Currently, all the slices are created by the interpreter with BUILD_SLICE preceded by 2/3 LOAD_CONSTS. We can move the slice creation into the compiler and deduce the cost of these 3/4 instructions into a single LOAD_CONST operation where all values in the slices are constants (like [:1], [::2], [-1]) which I assume the most common type.

There are over 93.000 constant slices in 3.200~ PyPI packages, which I'd assume is a huge amount (ofc I don't claim to know that whether these are in loops / hot functions or static globals).

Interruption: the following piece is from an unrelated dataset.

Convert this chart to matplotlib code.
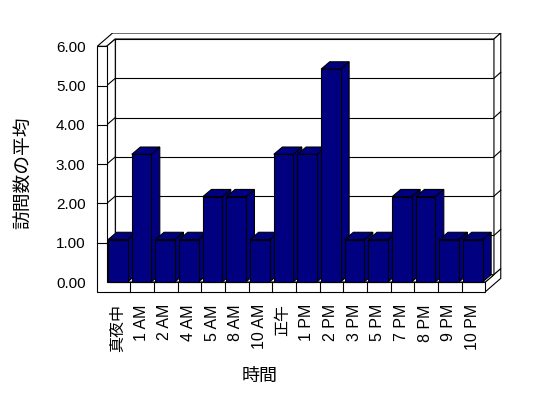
import matplotlib

matplotlib.use("Agg")
import matplotlib.pyplot as plt  # noqa: E402
from matplotlib.patches import Polygon  # noqa: E402

plt.rcParams["font.family"] = ["Liberation Sans", "Noto Sans CJK JP", "DejaVu Sans"]

categories = ["真夜中", "1 AM", "2 AM", "4 AM", "5 AM", "8 AM", "10 AM", "正午",
              "1 PM", "2 PM", "3 PM", "5 PM", "7 PM", "8 PM", "9 PM", "10 PM"]
avg_visits = [1.08, 3.25, 1.08, 1.08, 2.17, 2.17, 1.08, 3.25,
              3.25, 5.42, 1.08, 1.08, 2.17, 2.17, 1.08, 1.08]
y_ticks = [0, 1, 2, 3, 4, 5, 6]
y_tick_labels = ["0.00", "1.00", "2.00", "3.00", "4.00", "5.00", "6.00"]

# oblique "3D" look: depth offsets in data units
DX, DY = 0.363, 0.186        # front plane -> back wall face
TX, TY = 0.65, 0.339         # front plane -> back of wall slab
WALL_W = 0.4                 # left wall thickness
FLOOR_H = 0.247              # floor thickness
BAR_COLOR = "#000080"
LW = 0.8

n = len(categories)
ymax = y_ticks[-1]

fig = plt.figure(figsize=(5.48, 3.98), dpi=100)
ax = fig.add_axes([0.1688, 0.2569, 0.7558, 0.6613])
ax.set_xlim(-0.6, 16.9)
ax.set_ylim(-0.35, 6.35)


def poly(pts, z, fc="white"):
    ax.add_patch(Polygon(pts, closed=True, fc=fc, ec="black", lw=LW, zorder=z))


# back wall face + gridlines
poly([(DX, DY), (n + DX, DY), (n + DX, ymax + DY), (DX, ymax + DY)], 1)
for v in y_ticks[1:-1]:
    ax.plot([DX, n + DX], [v + DY, v + DY], color="black", lw=LW, zorder=1.1)

# top of the L-shaped wall
poly([(-WALL_W, ymax), (0, ymax), (DX, ymax + DY), (n + DX, ymax + DY),
      (n + TX, ymax + TY), (-WALL_W + TX, ymax + TY)], 1.2)
# right side of back wall and floor
poly([(n + DX, DY), (n + DX, ymax + DY), (n + TX, ymax + TY), (n + TX, TY)], 1.2)
for v in y_ticks[1:-1]:
    ax.plot([n + DX, n + TX], [v + DY, v + TY], color="black", lw=LW, zorder=1.25)
poly([(n, -FLOOR_H), (n + TX, -FLOOR_H + TY), (n + TX, TY), (n, 0)], 1.3)

# inner face of left wall
poly([(0, 0), (0, ymax), (DX, ymax + DY), (DX, DY)], 1.4)
for v in y_ticks[1:-1]:
    ax.plot([0, DX], [v, v + DY], color="black", lw=LW, zorder=1.5)

# floor top
poly([(0, 0), (n, 0), (n + DX, DY), (DX, DY)], 1.6)

# front face of left wall + floor
poly([(-WALL_W, -FLOOR_H), (n, -FLOOR_H), (n, 0), (0, 0), (0, ymax), (-WALL_W, ymax)], 1.7)
for i in range(1, n):
    ax.plot([i, i], [-FLOOR_H, 0], color="black", lw=LW, zorder=1.8)
for v in y_ticks[1:-1]:
    ax.plot([-WALL_W, 0], [v, v], color="black", lw=LW, zorder=1.8)

# bars
bx = [i + 0.06 for i in range(n)]
bw = 0.82
bars = ax.bar(bx, avg_visits, width=bw, align="edge", color=BAR_COLOR,
              edgecolor="black", linewidth=LW)
for i, (patch, x0, v) in enumerate(zip(bars, bx, avg_visits)):
    z = 3 + i * 0.01
    x1 = x0 + bw
    poly([(x1, 0), (x1, v), (x1 + DX, v + DY), (x1 + DX, DY)], z, BAR_COLOR)
    poly([(x0, v), (x1, v), (x1 + DX, v + DY), (x0 + DX, v + DY)], z, BAR_COLOR)
    patch.set_zorder(z + 0.005)

for s in ax.spines.values():
    s.set_visible(False)
ax.set_yticks(y_ticks)
ax.set_yticklabels(y_tick_labels, fontsize=11)
ax.set_xticks([i + 0.45 for i in range(n)])
ax.set_xticklabels(categories, rotation=90, fontsize=11.5)
ax.tick_params(axis="y", length=0, pad=5)
ax.tick_params(axis="x", length=0, pad=6)

ax.set_ylabel("訪問数の平均", fontsize=13.5)
ax.yaxis.set_label_coords(-0.165, 0.466)
ax.yaxis.label.set_va("center")
ax.set_xlabel("時間", fontsize=13)
ax.xaxis.set_label_coords(0.404, -0.308)
ax.xaxis.label.set_va("center")

fig.savefig("out.png", dpi=100, facecolor="white")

Making these folding could save up to 1.32x on very common slicing behaviors (like <a list>[:1]). Here are the benchmarks (thanks to @pablogsal);

*** -s "a=list(range(200))" "a[:1]"
Mean +- std dev: [baseline] 61.8 ns +- 0.3 ns -> [optimized] 47.1 ns +- 0.2 ns: 1.31x faster (-24%)

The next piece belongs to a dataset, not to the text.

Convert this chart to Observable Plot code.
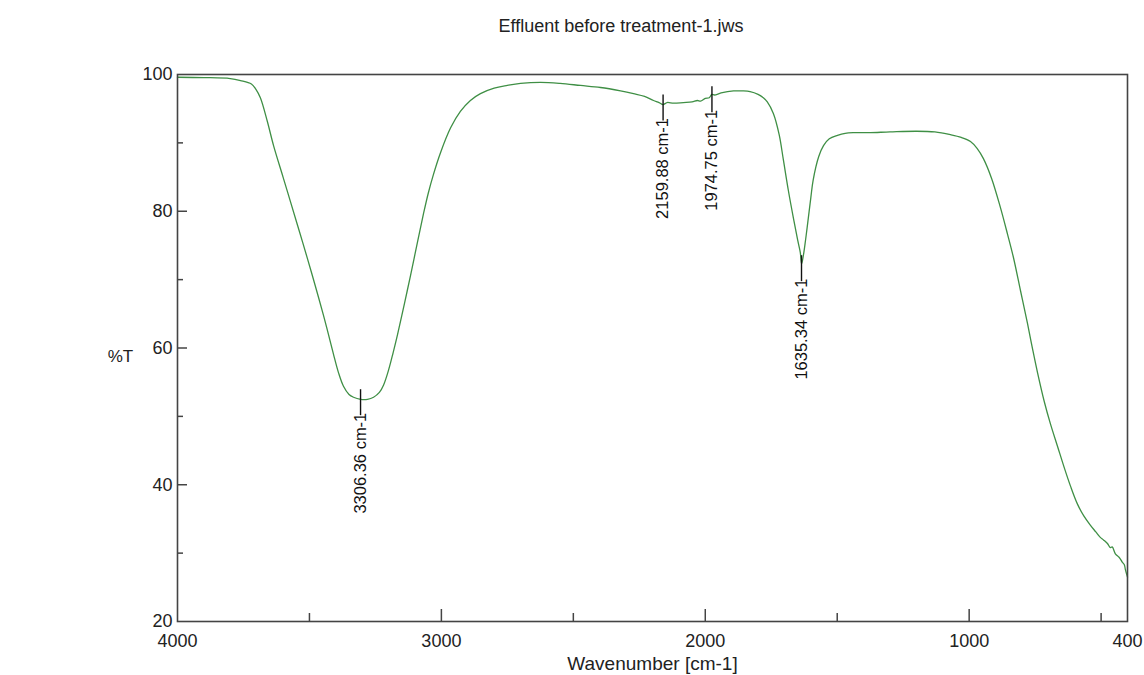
<!DOCTYPE html>
<html><head><meta charset="utf-8">
<script src="https://cdn.jsdelivr.net/npm/d3@7"></script>
<script src="https://cdn.jsdelivr.net/npm/@observablehq/plot@0.6"></script>
<style>
body{margin:0;background:#fff;font-family:"Liberation Sans",Arial,sans-serif;}
#wrap{position:relative;width:1144px;height:675px;}
#title{position:absolute;top:16px;left:0;width:1242px;text-align:center;font-size:18px;color:#222;}
#chart{position:absolute;top:0;left:0;}
</style></head><body>
<div id="wrap"><div id="title">Effluent before treatment-1.jws</div><div id="chart"></div></div>
<script>
const titleText = "Effluent before treatment-1.jws";
const xLabel = "Wavenumber [cm-1]";
const yLabel = "%T";
const xMajorTicks = [4000, 3000, 2000, 1000, 400];
const xInnerMajor = [3000, 2000, 1000];
const xMinorTicks = [3500, 2500, 1500, 500];
const yMajorTicks = [20, 40, 60, 80, 100];
const yMinorTicks = [30, 50, 70, 90];

const wavenumber = [4000,3900,3800,3761,3720,3704,3686,3660,3636,3600,3572,3540,3507,3478,3447,3428,3409,3390,3371,3350,3333,3306,3280,3257,3235,3219,3200,3183,3166,3140,3117,3090,3068,3050,3030,3003,2965,2928,2890,2852,2800,2750,2700,2624,2550,2473,2397,2321,2272,2230,2196,2175,2160,2145,2120,2083,2050,2030,2018,2000,1985,1975,1965,1940,1893,1860,1830,1800,1780,1765,1742,1720,1704,1685,1666,1650,1640,1635,1628,1620,1614,1600,1591,1570,1552,1530,1499,1470,1439,1400,1374,1300,1200,1130,1071,1030,995,970,946,915,882,855,832,805,779,760,741,715,692,665,643,616,590,565,541,520,503,490,476,465,458,446,432,420,412,408,400];
const transmittance = [99.6,99.55,99.4,99.1,98.6,97.9,96.6,93.2,89.6,85.0,81.4,77.3,73.0,69.1,64.8,62.0,59.1,56.4,54.4,53.2,52.8,52.5,52.5,52.8,53.5,54.6,56.8,59.3,62.0,66.5,70.6,75.6,79.6,82.6,85.4,88.6,92.2,94.6,96.2,97.2,98,98.4,98.7,98.85,98.7,98.4,98.1,97.6,97.2,96.8,96.2,95.9,95.6,95.9,95.8,95.9,96.0,96.2,96.1,96.5,96.6,97.1,97.0,97.3,97.6,97.6,97.5,97.1,96.6,96.0,94.3,91.2,87.5,83.0,79.0,75.8,74.0,72.3,73.6,75.8,77.6,82.0,84.6,88.0,89.6,90.6,91.1,91.4,91.5,91.5,91.5,91.6,91.7,91.6,91.2,90.8,90.2,89.2,87.7,84.8,80.6,76.7,73.2,68.3,63.6,59.9,56.4,52.1,48.9,45.6,42.9,39.8,37.2,35.4,34.1,33.1,32.3,31.9,31.4,30.8,30.9,29.9,29.4,28.7,28.3,27.6,26.5];

const peakWavenumbers = [3306.36, 2159.88, 1974.75, 1635.34];
const peakValues = [52.6, 95.7, 96.9, 72.2];
const peakLabels = ["3306.36 cm-1", "2159.88 cm-1", "1974.75 cm-1", "1635.34 cm-1"];
const peaks = peakWavenumbers.map((w, i) => ({w, t: peakValues[i], label: peakLabels[i]}));

const chart = Plot.plot({
  width: 1144, height: 675,
  marginLeft: 177, marginRight: 17, marginTop: 74, marginBottom: 54,
  x: {domain: [4000, 400]},
  y: {domain: [20, 100]},
  style: {fontFamily: "Liberation Sans, Arial, sans-serif", color: "#222", background: "transparent"},
  marks: [
    Plot.line(transmittance, {x: wavenumber, y: transmittance, stroke: "#3f8f45", strokeWidth: 1.3, curve: "catmull-rom"}),
    Plot.ruleX(xInnerMajor, {x: d => d, y1: 20, y2: 20 + 12 / 6.84, stroke: "#444", strokeWidth: 1.5}),
    Plot.ruleX(xMinorTicks, {x: d => d, y1: 20, y2: 20 + 8 / 6.84, stroke: "#444", strokeWidth: 1.5}),
    Plot.ruleY(yMajorTicks.slice(1, 4), {y: d => d, x1: 4000, x2: 4000 - 10 * 3.79, stroke: "#444", strokeWidth: 1.5}),
    Plot.ruleY(yMinorTicks, {y: d => d, x1: 4000, x2: 4000 - 6 * 3.79, stroke: "#444", strokeWidth: 1.5}),
    Plot.frame({stroke: "#444", strokeWidth: 1.6}),
    Plot.axisX(xMajorTicks, {tickSize: 0, tickPadding: 13, fontSize: 18, label: null, tickFormat: d => String(d)}),
    Plot.axisY(yMajorTicks, {tickSize: 0, tickPadding: 5, fontSize: 18, label: null}),
    Plot.text([xLabel], {frameAnchor: "bottom", dy: 48, fontSize: 19, text: d => d}),
    Plot.text([yLabel], {frameAnchor: "left", textAnchor: "middle", dx: -57, dy: 9, fontSize: 17, text: d => d}),
    Plot.ruleX(peaks, {x: "w", y1: d => d.t + 1.3, y2: d => d.t - 2.5, stroke: "#111", strokeWidth: 1.4}),
    Plot.text(peaks, {x: "w", y: d => d.t - 2.5, text: "label", rotate: -90, textAnchor: "end", dy: -3, fontSize: 16.5, fill: "#111"})
  ]
});
document.getElementById("chart").appendChild(chart);
</script>
</body></html>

*** -s "a=list(range(200))" "a[1:1:1], a[::1], a[1::], a[1::1], a[::-1], a[-1::], a[:], a[::]"
Mean +- std dev: [baseline] 2.38 us +- 0.02 us -> [optimized] 2.24 us +- 0.02 us: 1.06x faster (-6%)

The macro benchmarks appeared to be +1.03x increase which is assumed as noise, so this is a targeted optimization.

One problem with slices being constants is that, the code objects are hashable so does all the items in the co_consts tuple (also the internal dict that the compiler uses to store all co_const items). For allowing slices to be stored in the code objects, and not changing any behavior in a backward-incompatible way I'm proposing to make the slice objects hashable. It might not be seen as a feature, but a side-effect caused by this optimization.